HC Deb 21 November 1927 vol 210 cc1426-7W

asked the Under-Secretary of State for India whether his attention has been drawn to the Report of the Bombay Gaol Department for the year 1926; whether he is aware that according to this Report the use of the bel chain is still being continued in several gaols in the Bombay Presidency for tying prisoners together at night; that it is contemplated in the Report that the use of the bel chain will be continued as a permanent institution in the Upper Sind gaols, Sukkur and Shikarpur, during the very hot weather, and that it has been condemned by the Indian Gaols Committee as an inhuman device; whether this treatment is in force in other parts of India; whether the recommendations of the India Gaols Committee of 1920 have yet been carried out and, if not, what recommendations are still unimplemented; whether he is aware that the Report of the Bombay Gaol Department for the year 1926 shows that the number of floggings has been greatly increased; whether he can state for what crimes flogging in gaols is inflicted; and whether it is intended to continue this form of punishment?

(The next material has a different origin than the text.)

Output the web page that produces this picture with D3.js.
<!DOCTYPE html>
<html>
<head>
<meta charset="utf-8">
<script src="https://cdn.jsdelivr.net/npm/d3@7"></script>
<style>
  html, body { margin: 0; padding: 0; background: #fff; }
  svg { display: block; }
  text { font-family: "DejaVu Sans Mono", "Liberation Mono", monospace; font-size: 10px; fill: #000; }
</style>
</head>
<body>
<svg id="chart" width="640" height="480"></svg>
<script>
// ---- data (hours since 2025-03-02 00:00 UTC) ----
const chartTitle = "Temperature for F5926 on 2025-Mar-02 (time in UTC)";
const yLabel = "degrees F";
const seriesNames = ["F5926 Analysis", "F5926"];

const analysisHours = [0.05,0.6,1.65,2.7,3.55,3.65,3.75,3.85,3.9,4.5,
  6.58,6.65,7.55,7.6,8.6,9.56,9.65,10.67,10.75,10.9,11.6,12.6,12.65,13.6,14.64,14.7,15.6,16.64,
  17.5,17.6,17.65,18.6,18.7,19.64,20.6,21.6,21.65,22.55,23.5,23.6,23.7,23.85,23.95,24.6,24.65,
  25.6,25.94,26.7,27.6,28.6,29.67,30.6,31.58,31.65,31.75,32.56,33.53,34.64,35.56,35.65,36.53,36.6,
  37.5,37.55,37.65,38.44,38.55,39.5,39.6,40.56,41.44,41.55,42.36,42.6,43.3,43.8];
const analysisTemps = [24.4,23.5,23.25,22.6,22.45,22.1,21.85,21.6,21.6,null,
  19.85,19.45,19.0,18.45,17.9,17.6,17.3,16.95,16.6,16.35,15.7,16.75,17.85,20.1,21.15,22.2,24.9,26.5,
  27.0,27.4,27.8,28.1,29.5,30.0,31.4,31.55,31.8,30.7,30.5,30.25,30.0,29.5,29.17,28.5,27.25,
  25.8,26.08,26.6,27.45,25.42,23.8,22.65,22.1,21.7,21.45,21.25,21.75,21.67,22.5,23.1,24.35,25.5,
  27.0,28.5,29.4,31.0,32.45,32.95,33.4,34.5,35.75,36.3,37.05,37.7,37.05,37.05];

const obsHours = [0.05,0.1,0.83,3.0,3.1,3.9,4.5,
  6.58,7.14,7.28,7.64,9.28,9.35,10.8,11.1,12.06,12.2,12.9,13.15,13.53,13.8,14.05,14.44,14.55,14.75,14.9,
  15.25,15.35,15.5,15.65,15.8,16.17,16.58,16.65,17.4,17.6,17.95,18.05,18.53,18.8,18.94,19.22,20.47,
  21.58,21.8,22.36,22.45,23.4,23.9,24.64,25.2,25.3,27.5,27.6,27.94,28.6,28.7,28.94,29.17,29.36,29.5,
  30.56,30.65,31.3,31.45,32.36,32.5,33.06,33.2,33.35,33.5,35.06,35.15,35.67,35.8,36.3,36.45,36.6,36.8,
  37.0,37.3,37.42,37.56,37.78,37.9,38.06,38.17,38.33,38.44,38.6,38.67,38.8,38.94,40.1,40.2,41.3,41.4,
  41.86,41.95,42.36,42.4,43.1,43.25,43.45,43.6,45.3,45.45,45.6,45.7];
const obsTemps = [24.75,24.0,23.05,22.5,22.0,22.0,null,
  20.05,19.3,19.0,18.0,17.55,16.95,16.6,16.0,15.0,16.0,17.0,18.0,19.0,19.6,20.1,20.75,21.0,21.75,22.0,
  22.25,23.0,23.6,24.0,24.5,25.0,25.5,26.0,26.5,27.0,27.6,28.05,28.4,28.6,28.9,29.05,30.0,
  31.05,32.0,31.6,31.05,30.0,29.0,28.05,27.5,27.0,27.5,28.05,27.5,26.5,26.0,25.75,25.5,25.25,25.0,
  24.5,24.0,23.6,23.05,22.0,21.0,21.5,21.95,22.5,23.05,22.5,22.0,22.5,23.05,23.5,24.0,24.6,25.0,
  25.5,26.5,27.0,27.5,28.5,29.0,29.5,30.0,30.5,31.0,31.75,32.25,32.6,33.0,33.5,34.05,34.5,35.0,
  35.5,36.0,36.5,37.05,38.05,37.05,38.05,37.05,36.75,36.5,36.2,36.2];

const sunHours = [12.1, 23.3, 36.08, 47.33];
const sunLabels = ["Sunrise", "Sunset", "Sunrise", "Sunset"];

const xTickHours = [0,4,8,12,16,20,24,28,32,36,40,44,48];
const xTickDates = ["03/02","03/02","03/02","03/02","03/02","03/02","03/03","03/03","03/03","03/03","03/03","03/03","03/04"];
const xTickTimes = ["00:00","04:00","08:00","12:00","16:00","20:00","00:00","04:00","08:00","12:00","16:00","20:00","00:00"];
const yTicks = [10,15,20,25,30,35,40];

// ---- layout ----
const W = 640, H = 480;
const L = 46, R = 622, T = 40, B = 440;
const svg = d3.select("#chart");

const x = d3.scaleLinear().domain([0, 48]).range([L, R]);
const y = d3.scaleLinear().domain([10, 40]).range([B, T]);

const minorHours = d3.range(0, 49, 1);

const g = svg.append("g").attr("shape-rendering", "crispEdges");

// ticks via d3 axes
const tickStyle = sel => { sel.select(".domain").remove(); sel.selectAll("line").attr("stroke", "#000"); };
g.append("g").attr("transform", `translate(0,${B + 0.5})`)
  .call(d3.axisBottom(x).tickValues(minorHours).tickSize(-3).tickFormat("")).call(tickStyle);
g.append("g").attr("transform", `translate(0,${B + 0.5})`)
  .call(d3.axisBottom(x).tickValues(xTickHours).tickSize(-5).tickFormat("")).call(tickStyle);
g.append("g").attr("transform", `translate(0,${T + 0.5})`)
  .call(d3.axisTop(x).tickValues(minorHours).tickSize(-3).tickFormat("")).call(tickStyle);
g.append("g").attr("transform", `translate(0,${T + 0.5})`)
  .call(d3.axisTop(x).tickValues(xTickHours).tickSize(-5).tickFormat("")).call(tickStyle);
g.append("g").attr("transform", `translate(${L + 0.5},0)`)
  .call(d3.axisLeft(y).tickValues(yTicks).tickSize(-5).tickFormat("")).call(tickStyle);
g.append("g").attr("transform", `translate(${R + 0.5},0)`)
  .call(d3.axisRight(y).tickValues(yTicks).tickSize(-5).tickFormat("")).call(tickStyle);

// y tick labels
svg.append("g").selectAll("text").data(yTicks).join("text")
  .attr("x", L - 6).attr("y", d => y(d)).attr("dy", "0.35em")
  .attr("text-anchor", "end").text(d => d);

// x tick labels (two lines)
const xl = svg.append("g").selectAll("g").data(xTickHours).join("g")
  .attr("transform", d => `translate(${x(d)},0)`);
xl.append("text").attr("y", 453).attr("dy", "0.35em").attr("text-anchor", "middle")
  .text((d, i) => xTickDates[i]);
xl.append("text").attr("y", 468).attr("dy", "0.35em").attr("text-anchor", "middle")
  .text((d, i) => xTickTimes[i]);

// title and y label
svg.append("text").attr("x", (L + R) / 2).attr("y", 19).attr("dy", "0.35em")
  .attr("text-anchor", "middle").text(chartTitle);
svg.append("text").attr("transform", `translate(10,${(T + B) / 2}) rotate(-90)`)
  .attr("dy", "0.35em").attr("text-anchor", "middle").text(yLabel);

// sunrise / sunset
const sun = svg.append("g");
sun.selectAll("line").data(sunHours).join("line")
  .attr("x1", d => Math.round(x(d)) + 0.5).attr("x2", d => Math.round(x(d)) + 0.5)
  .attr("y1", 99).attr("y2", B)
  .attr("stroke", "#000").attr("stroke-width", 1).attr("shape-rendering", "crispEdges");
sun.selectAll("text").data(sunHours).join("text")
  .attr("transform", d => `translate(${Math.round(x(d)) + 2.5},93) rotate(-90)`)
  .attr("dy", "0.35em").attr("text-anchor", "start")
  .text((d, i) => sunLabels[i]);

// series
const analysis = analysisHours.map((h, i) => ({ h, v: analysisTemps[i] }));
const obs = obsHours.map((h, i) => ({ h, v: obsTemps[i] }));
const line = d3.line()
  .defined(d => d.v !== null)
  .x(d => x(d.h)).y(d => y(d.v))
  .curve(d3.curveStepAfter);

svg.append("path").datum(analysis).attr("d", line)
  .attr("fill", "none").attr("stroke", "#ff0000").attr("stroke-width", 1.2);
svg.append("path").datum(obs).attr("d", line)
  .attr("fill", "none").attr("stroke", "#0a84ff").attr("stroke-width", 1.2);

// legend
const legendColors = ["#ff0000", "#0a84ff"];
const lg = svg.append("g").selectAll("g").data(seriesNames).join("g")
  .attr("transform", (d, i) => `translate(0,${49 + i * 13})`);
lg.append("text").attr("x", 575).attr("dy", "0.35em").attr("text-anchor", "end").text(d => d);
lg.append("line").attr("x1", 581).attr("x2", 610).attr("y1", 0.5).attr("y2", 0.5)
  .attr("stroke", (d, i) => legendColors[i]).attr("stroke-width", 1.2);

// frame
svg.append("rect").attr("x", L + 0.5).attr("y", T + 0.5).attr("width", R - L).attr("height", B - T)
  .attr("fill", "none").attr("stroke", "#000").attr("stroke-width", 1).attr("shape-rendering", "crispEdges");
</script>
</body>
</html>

I have seen the statement in the Report that it was anticipated that the use of the bel chain would be abandoned except in the Upper Sind gaols (Sukkur and Shikarpur) during the very hot weather, when it is imperative that prisoners should be allowed to sleep in the open air. The Indian Gaols Committee of 1919–20 condemned the use of the bel chain, though they recognised the occasional need for it, for example, when men are placed in insecure huts or tents. The Government of India expressed a hope that its use would be prohibited by Local Governments except when it is absolutely indispensable as a precaution against escape, and action has been taken in various parts of India to this effect, as well as towards carrying out various other recommendations of the Committee. The recommendations are too numerous to be dealt with by question and answer.

In the Bombay Gaols Report the number of floggings is given as 28 for 1926, as compared with 17 for 1925, and 40 for 1924. The floggings were for assaults and conduct seriously affecting the discipline of the gaol. It is not pro-posed to alter the law under which whipping as a gaol punishment is authorised, nor did the Gaols Committee advise that the entire abolition of corporal punishment for prison offences was possible.